Transcribe the data in full and exactly, omitting any pictures.

───── Data

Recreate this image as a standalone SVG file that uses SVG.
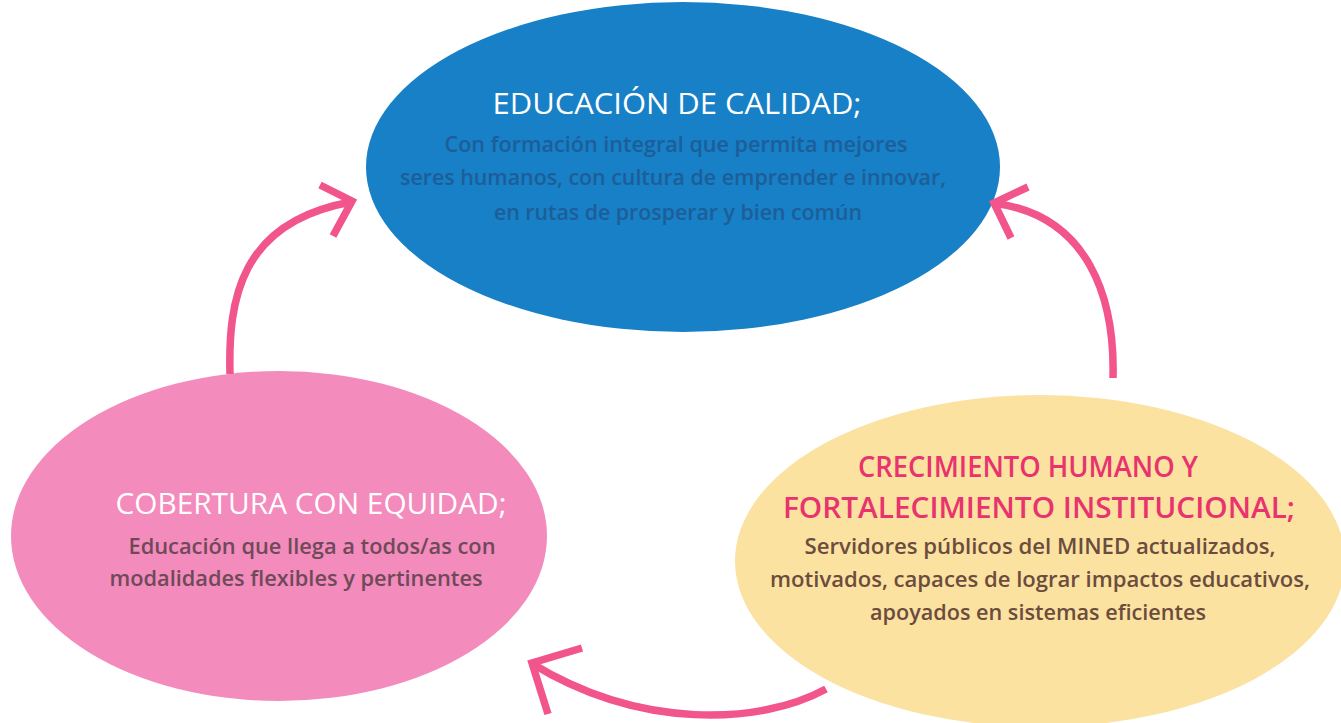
<svg xmlns="http://www.w3.org/2000/svg" width="1341" height="723" viewBox="0 0 1341 723">
<style>
.t{font-family:"Open Sans","Noto Sans",sans-serif;text-anchor:middle;font-weight:600}
.h{font-size:29px;fill:#ffffff;font-weight:400}
.b{font-size:21px}
.arr{fill:none;stroke:#f2548c;stroke-width:7.5;stroke-linecap:butt;stroke-linejoin:miter}
</style>
<rect width="1341" height="723" fill="#ffffff"/>
<g id="node-educacion">
<ellipse cx="683" cy="167" rx="317" ry="165" fill="#1780c6"/>
<text class="t h" x="677" y="114" textLength="369" lengthAdjust="spacingAndGlyphs">EDUCACIÓN DE CALIDAD;</text>
<text class="t b" fill="#1d5e98" x="676" y="152" textLength="463" lengthAdjust="spacingAndGlyphs">Con formación integral que permita mejores</text>
<text class="t b" fill="#1d5e98" x="673" y="185" textLength="546" lengthAdjust="spacingAndGlyphs">seres humanos, con cultura de emprender e innovar,</text>
<text class="t b" fill="#1d5e98" x="678" y="220" textLength="368" lengthAdjust="spacingAndGlyphs">en rutas de prosperar y bien común</text>
</g>
<g id="node-cobertura">
<ellipse cx="279" cy="536" rx="268" ry="165" fill="#f38bbd"/>
<text class="t h" x="311" y="514" textLength="391" lengthAdjust="spacingAndGlyphs">COBERTURA CON EQUIDAD;</text>
<text class="t b" fill="#6e4a58" x="312" y="554" textLength="367" lengthAdjust="spacingAndGlyphs">Educación que llega a todos/as con</text>
<text class="t b" fill="#6e4a58" x="296" y="586" textLength="373" lengthAdjust="spacingAndGlyphs">modalidades flexibles y pertinentes</text>
</g>
<g id="node-crecimiento">
<ellipse cx="1040" cy="561" rx="305" ry="166" fill="#fbe2a0"/>
<text class="t" font-size="28" fill="#e8336f" x="1028" y="477" textLength="340" lengthAdjust="spacingAndGlyphs">CRECIMIENTO HUMANO Y</text>
<text class="t" font-size="28" fill="#e8336f" x="1039" y="518" textLength="512" lengthAdjust="spacingAndGlyphs">FORTALECIMIENTO INSTITUCIONAL;</text>
<text class="t b" fill="#6b4c3e" x="1040" y="554" textLength="471" lengthAdjust="spacingAndGlyphs">Servidores públicos del MINED actualizados,</text>
<text class="t b" fill="#6b4c3e" x="1040" y="587" textLength="540" lengthAdjust="spacingAndGlyphs">motivados, capaces de lograr impactos educativos,</text>
<text class="t b" fill="#6b4c3e" x="1038" y="620" textLength="336" lengthAdjust="spacingAndGlyphs">apoyados en sistemas eficientes</text>
</g>
<g id="connectors">
<path class="arr" d="M230,374 C228,300 240,222 351,202"/>
<path class="arr" d="M320,185 L352,201 L333,236"/>
<path class="arr" d="M1113,378 C1115,300 1090,215 993,203"/>
<path class="arr" d="M1028,187 L994,203 L1011,238"/>
<path class="arr" d="M826,689 C760,725 640,730 531,663"/>
<path class="arr" d="M582,648 L532,663 L548,714"/>
</g>
</svg>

──────────

» **Solution for this task**
Recreate this image as a standalone SVG file that uses SVG.
<svg xmlns="http://www.w3.org/2000/svg" width="1341" height="723" viewBox="0 0 1341 723">
<style>
.t{font-family:"Open Sans","Noto Sans",sans-serif;text-anchor:middle;font-weight:600}
.h{font-size:29px;fill:#ffffff;font-weight:400}
.b{font-size:21px}
.arr{fill:none;stroke:#f2548c;stroke-width:7.5;stroke-linecap:butt;stroke-linejoin:miter}
</style>
<rect width="1341" height="723" fill="#ffffff"/>
<g id="node-educacion">
<ellipse cx="683" cy="167" rx="317" ry="165" fill="#1780c6"/>
<text class="t h" x="677" y="114" textLength="369" lengthAdjust="spacingAndGlyphs">EDUCACIÓN DE CALIDAD;</text>
<text class="t b" fill="#1d5e98" x="676" y="152" textLength="463" lengthAdjust="spacingAndGlyphs">Con formación integral que permita mejores</text>
<text class="t b" fill="#1d5e98" x="673" y="185" textLength="546" lengthAdjust="spacingAndGlyphs">seres humanos, con cultura de emprender e innovar,</text>
<text class="t b" fill="#1d5e98" x="678" y="220" textLength="368" lengthAdjust="spacingAndGlyphs">en rutas de prosperar y bien común</text>
</g>
<g id="node-cobertura">
<ellipse cx="279" cy="536" rx="268" ry="165" fill="#f38bbd"/>
<text class="t h" x="311" y="514" textLength="391" lengthAdjust="spacingAndGlyphs">COBERTURA CON EQUIDAD;</text>
<text class="t b" fill="#6e4a58" x="312" y="554" textLength="367" lengthAdjust="spacingAndGlyphs">Educación que llega a todos/as con</text>
<text class="t b" fill="#6e4a58" x="296" y="586" textLength="373" lengthAdjust="spacingAndGlyphs">modalidades flexibles y pertinentes</text>
</g>
<g id="node-crecimiento">
<ellipse cx="1040" cy="561" rx="305" ry="166" fill="#fbe2a0"/>
<text class="t" font-size="28" fill="#e8336f" x="1028" y="477" textLength="340" lengthAdjust="spacingAndGlyphs">CRECIMIENTO HUMANO Y</text>
<text class="t" font-size="28" fill="#e8336f" x="1039" y="518" textLength="512" lengthAdjust="spacingAndGlyphs">FORTALECIMIENTO INSTITUCIONAL;</text>
<text class="t b" fill="#6b4c3e" x="1040" y="554" textLength="471" lengthAdjust="spacingAndGlyphs">Servidores públicos del MINED actualizados,</text>
<text class="t b" fill="#6b4c3e" x="1040" y="587" textLength="540" lengthAdjust="spacingAndGlyphs">motivados, capaces de lograr impactos educativos,</text>
<text class="t b" fill="#6b4c3e" x="1038" y="620" textLength="336" lengthAdjust="spacingAndGlyphs">apoyados en sistemas eficientes</text>
</g>
<g id="connectors">
<path class="arr" d="M230,374 C228,300 240,222 351,202"/>
<path class="arr" d="M320,185 L352,201 L333,236"/>
<path class="arr" d="M1113,378 C1115,300 1090,215 993,203"/>
<path class="arr" d="M1028,187 L994,203 L1011,238"/>
<path class="arr" d="M826,689 C760,725 640,730 531,663"/>
<path class="arr" d="M582,648 L532,663 L548,714"/>
</g>
</svg>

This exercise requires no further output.